〈 Berger | Dillon 〉

Perhaps @johncarlosbaez has some geometric intuition

(I'm not sure the 'perhaps' will prove srictly necessary there ;) ).

I tried to think geometrically about this sum and didn't get very far, since he was adding thing with different units. Now I feel pressured to continue. I think it'd be better to put in the radius r of the spheres instead of setting it to 1. Then the sum is exp(r pi). 1/n

But how to prove it's exp(r pi)? One way is to prove it's some function f(r) with f(0) = 1 and f'(r) = pi f(r).

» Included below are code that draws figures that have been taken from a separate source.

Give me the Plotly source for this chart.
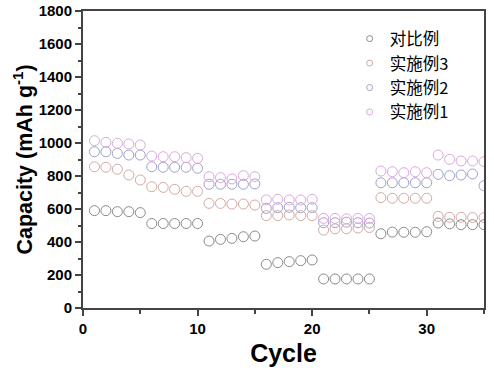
import plotly.graph_objects as go

cycles = list(range(1, 36))

duibi = [590, 590, 584, 584, 578,
         512, 512, 512, 512, 512,
         406, 416, 422, 432, 436,
         265, 275, 281, 287, 291,
         176, 176, 176, 176, 176,
         450, 460, 459, 459, 462,
         515, 510, 505, 505, 505]

shishi3 = [856, 853, 841, 806, 776,
           735, 731, 719, 707, 707,
           634, 634, 630, 630, 624,
           560, 560, 564, 560, 560,
           472, 480, 480, 485, 488,
           669, 665, 665, 665, 665,
           555, 550, 550, 548, 548]

shishi2 = [947, 947, 937, 927, 927,
           856, 853, 853, 853, 847,
           750, 750, 750, 750, 752,
           604, 608, 610, 608, 608,
           517, 517, 520, 517, 515,
           759, 759, 759, 759, 759,
           810, 802, 806, 812, 741]

shishi1 = [1014, 1004, 998, 994, 988,
           921, 917, 917, 911, 907,
           796, 790, 782, 802, 796,
           655, 659, 655, 655, 659,
           543, 543, 540, 543, 543,
           830, 826, 820, 826, 820,
           927, 901, 891, 891, 887]

names = ["对比例", "实施例3", "实施例2", "实施例1"]
series = [duibi, shishi3, shishi2, shishi1]
colors = ["#8a8a8a", "#d3aaa3", "#a0a0cc", "#dca8dc"]

fig = go.Figure()
for n, s, c in zip(names, series, colors):
    fig.add_trace(go.Scatter(
        x=cycles, y=s, mode="markers", name=n, showlegend=False,
        marker=dict(symbol="circle-open", size=10, color=c, line=dict(width=1, color=c)),
    ))
# legend entries (small symbols as in the reference)
for n, c in zip(names, colors):
    fig.add_trace(go.Scatter(
        x=[None], y=[None], mode="markers", name=n, showlegend=True,
        marker=dict(symbol="circle-open", size=6, color=c, line=dict(width=1, color=c)),
    ))

axis_font = dict(family="Liberation Sans, Arial", size=15, color="black", weight="bold")
fig.update_layout(
    width=494, height=375,
    margin=dict(l=83, r=10, t=11, b=67),
    paper_bgcolor="white", plot_bgcolor="white",
    showlegend=True,
    legend=dict(x=0.665, y=0.965, xanchor="left", yanchor="top",
                bgcolor="rgba(0,0,0,0)", borderwidth=0,
                font=dict(family="Noto Sans CJK SC", size=16.5, color="black"),
                itemwidth=30, tracegroupgap=0),
    xaxis=dict(range=[0, 35], showgrid=False, zeroline=False, automargin=False,
               showline=True, linewidth=2, linecolor="#444", mirror=True,
               ticks="outside", ticklen=6, tickwidth=1.5, tickcolor="#444",
               dtick=10, tick0=0, tickfont=axis_font,
               minor=dict(dtick=5, ticks="outside", ticklen=4, tickcolor="#444"),
               title=dict(text="Cycle", font=dict(family="Liberation Sans, Arial", size=25, color="black", weight="bold"), standoff=8)),
    yaxis=dict(range=[0, 1800], showgrid=False, zeroline=False, automargin=False,
               showline=True, linewidth=2, linecolor="#444", mirror=True,
               ticks="outside", ticklen=6, tickwidth=1.5, tickcolor="#444",
               dtick=200, tick0=0, tickfont=axis_font,
               minor=dict(dtick=100, ticks="outside", ticklen=3, tickcolor="#444"),
               title=dict(text="Capacity (mAh g<sup>-1</sup>)", font=dict(family="Liberation Sans, Arial", size=21.5, color="black", weight="bold"), standoff=0)),
)

fig.write_html("out.html", config={"displayModeBar": False},
               post_script="document.body.style.margin='0';")
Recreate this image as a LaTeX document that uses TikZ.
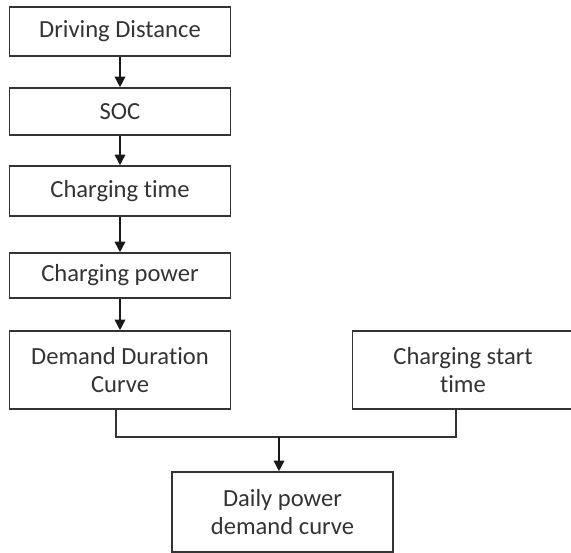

The first part is easy: the 0-dimensional sphere of radius 0 has 0-volume equal to 1, but all the rest have n-volume equal to 0. So why is f'(r) = pi f(r)? 2/n

There could be a good way to understand this if we really understood the meaning of the sum f(r). But I don't, so for now I can only see f'(r) = pi f(r) this as saying the volume of the unit 2n-sphere is pi/n times the volume of the unit (2n-2)-sphere. 3/n

That fact - volume of the unit 2n-sphere is pi/n times the volume of the unit (2n-2)-sphere - is proved quite nicely here: https://en.wikipedia.org/wiki/Volume_of_an_n-ball#The_two-dimension_recursion_formula … 4/n (n=4)